Citing "Appropriatness," House Removes Female Reporters Baring Shoulders
CBS News recently reported that several women reporters claim they've been barred from entering the Speaker's Lobby in the House of Representatives -- and others have been reportedly warned -- for wearing "inappropriate" attire. That attire? Sleeveless dresses and blouses.
One reporter even claimed to have "ripped out pages from her notebook" and made improvised sleeves, but was still denied entry.
The dress code has been around for quite some time, but Speaker Paul Ryan recently made an announcement on the House floor that it was time to reinvigorate the rules:
Men on the Hill are not immune from the dress code, either. Reporters who forget their ties are reportedly offered "ties of shame."
But while the dress code is there for both men and women, it's more strictly enforced for women -- with several reporters alleging that they've been removed from the Lobby for not adhering to the code.
In fact, before Speaker Ryan's June announcement that the dress code would be more strictly enforced, Independent Journal Review's Haley Byrd was allegedly kicked out of the Speaker's Lobby for wearing a sleeveless dress on the day the House voted to pass the health care bill.

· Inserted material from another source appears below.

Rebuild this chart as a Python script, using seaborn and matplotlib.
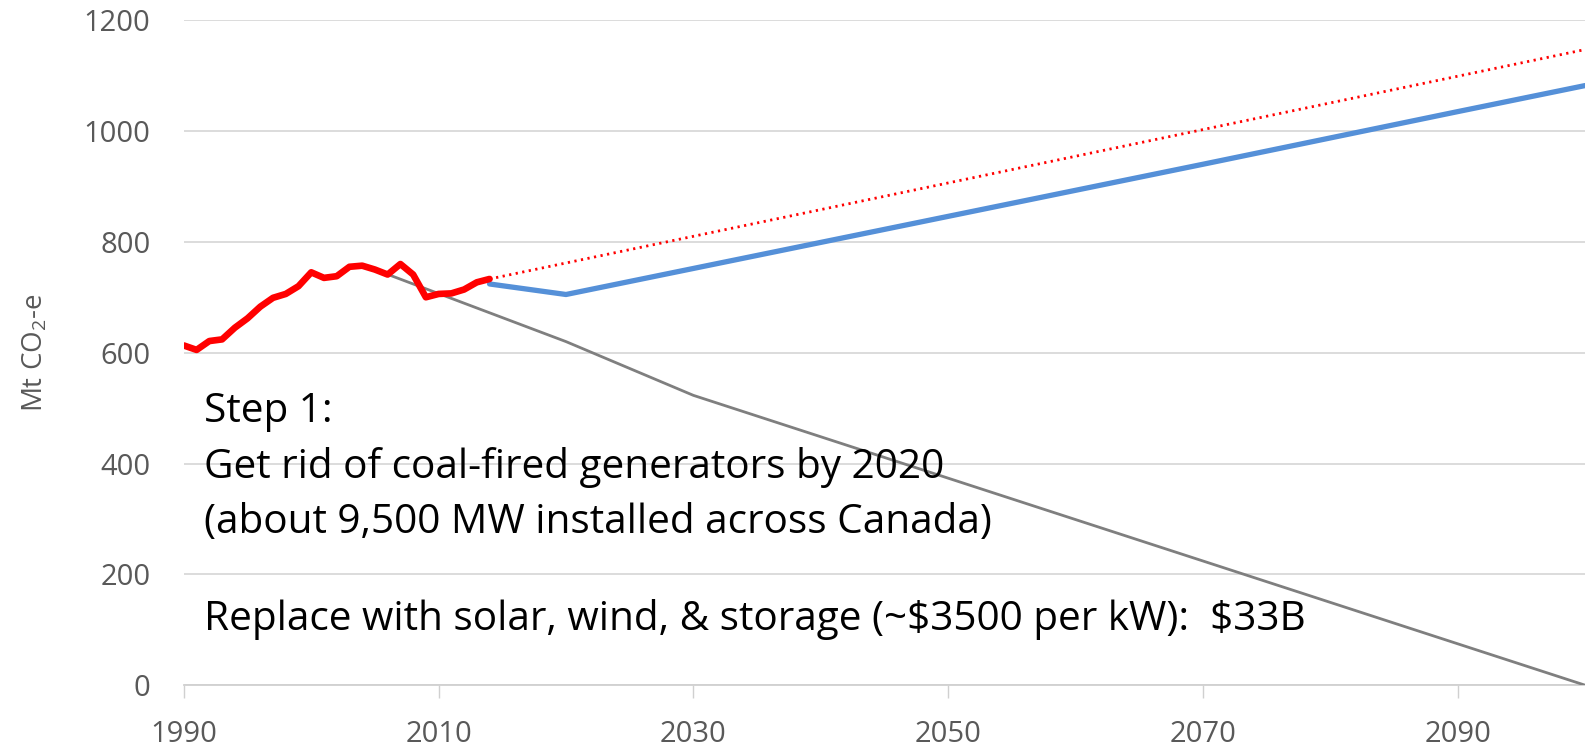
import matplotlib.pyplot as plt
import seaborn as sns
import numpy as np

#
# 01. Dados
#
anosHist = list(range(1990, 2015))
emissHist = [613, 605, 621, 624, 645, 662, 683, 699, 706, 720, 745, 735, 738,
             755, 757, 750, 741, 760, 741, 700, 706, 707, 714, 727, 733]

anosTend = [2014, 2100]
emissTend = [733, 1147]

anosAzul = [2014, 2020, 2030, 2050, 2070, 2090, 2100]
emissAzul = [724, 705, 752, 846, 940, 1035, 1082]

anosCinza = [2005, 2020, 2030, 2100]
emissCinza = [750, 620, 523, 0]

ticksX = [1990, 2010, 2030, 2050, 2070, 2090]
ticksY = [0, 200, 400, 600, 800, 1000, 1200]

textoPasso = ("Step 1:\n"
              "Get rid of coal-fired generators by 2020\n"
              "(about 9,500 MW installed across Canada)")
textoCusto = "Replace with solar, wind, & storage (~\\$3500 per kW):  \\$33B"

#
# 02. Tema
#
sns.set_theme(style="white")
plt.rcParams['font.family'] = ['Open Sans', 'DejaVu Sans']
plt.rcParams['mathtext.default'] = 'regular'

fig = plt.figure(figsize=(15.85, 7.48), dpi=100)
ax = fig.add_axes([0.116, 0.084, 0.884, 0.889])

#
# 03. Linhas
#
sns.lineplot(x=anosCinza, y=emissCinza, color="#7f7f7f", linewidth=2.0, ax=ax, zorder=3)
sns.lineplot(x=anosTend, y=emissTend, color="#ff0000", linewidth=2.0,
             linestyle=(0, (0.8, 1.6)), ax=ax, zorder=2)
sns.lineplot(x=anosAzul, y=emissAzul, color="#5590d8", linewidth=3.8, ax=ax, zorder=4)
sns.lineplot(x=anosHist, y=emissHist, color="#ff0000", linewidth=4.8, ax=ax, zorder=5)

#
# 04. Eixos
#
ax.set_xlim(1990, 2100)
ax.set_ylim(0, 1200)
ax.set_xticks(ticksX)
ax.set_yticks(ticksY)
ax.yaxis.grid(True, color="#d9d9d9", linewidth=1.3)
ax.set_axisbelow(True)
for lado in ['left', 'top', 'right']:
    ax.spines[lado].set_visible(False)
ax.spines['bottom'].set_color("#d0d0d0")
ax.spines['bottom'].set_linewidth(1.3)
ax.tick_params(axis='x', which='major', length=9, width=1.0, color="#d0d0d0",
               direction='out', bottom=True, pad=16, labelsize=21, labelcolor="#595959")
ax.tick_params(axis='y', length=0, pad=24, labelsize=21, labelcolor="#595959")

ax.set_ylabel("Mt CO$_2$-e", fontsize=20, color="#595959")
ax.yaxis.set_label_coords(-0.096, 0.5)
ax.set_xlabel("")

#
# 05. Texto
#
ax.text(1991.6, 530, textoPasso, fontsize=29.2, color="black", va='top', ha='left',
        linespacing=1.48)
ax.text(1991.6, 119, textoCusto, fontsize=29.2, color="black", va='center', ha='left')

fig.savefig("out.png", dpi=100)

And the lopsided dress code is, perhaps unsurprisingly, determined by Speaker Ryan. (Elite Daily reached out to the Speaker for comment but had not heard back from him at time of publication.)
Oh, Paul Ryan. Anti-abortion, anti-maternity leave, anti-equal pay Paul Ryan. Scared of women's shoulders.
How many times have we been over this?
Women are people, OK? People who work in public, and people who often becomes journalists and work on the Hill. People who you have to see out and about, in their bodies and everything.
So this whole dress code thing? Not OK.
That Ryan is hiding behind "appropriateness" is nothing new. Dress codes and sexism have gone hand in hand for ages, and using the term "appropriate" is a coded manner of shaming women into hiding their bodies.
Aside from the fact that dress codes are often sexist and promote rape culture — targeting women for showing too much skin, as if the sight of a clavicle will send men into fits of ecstasy — there's a practical problem with this so-called "appropriateness." Just look at some of the clothes that are sold as business attire.
Gasp, even knees!
And while there is such a thing as women's blazers, the fact of the matter is that dress standards for men and women in places of business are and have been built on wildly different expectations for years. What women wear often affects how people view us professionally. Pants are still controversial workplace attire for women, and apparently women are deemed more professional and successful if they wear skirts and more form-fitting clothing.
There's really no winning here, so I'm not about to dress for the comfort of some dude who is afraid of my shoulders, to the detriment of my own career.
Nor are other are people having it: many took to Twitter to express their disdain for the strict interpretation of the dress code.
So, god damn it, if it's hot -- which it is in the literal swamp that DC is built upon -- let a lady rock some shoulder. I swear it's not gonna kill you.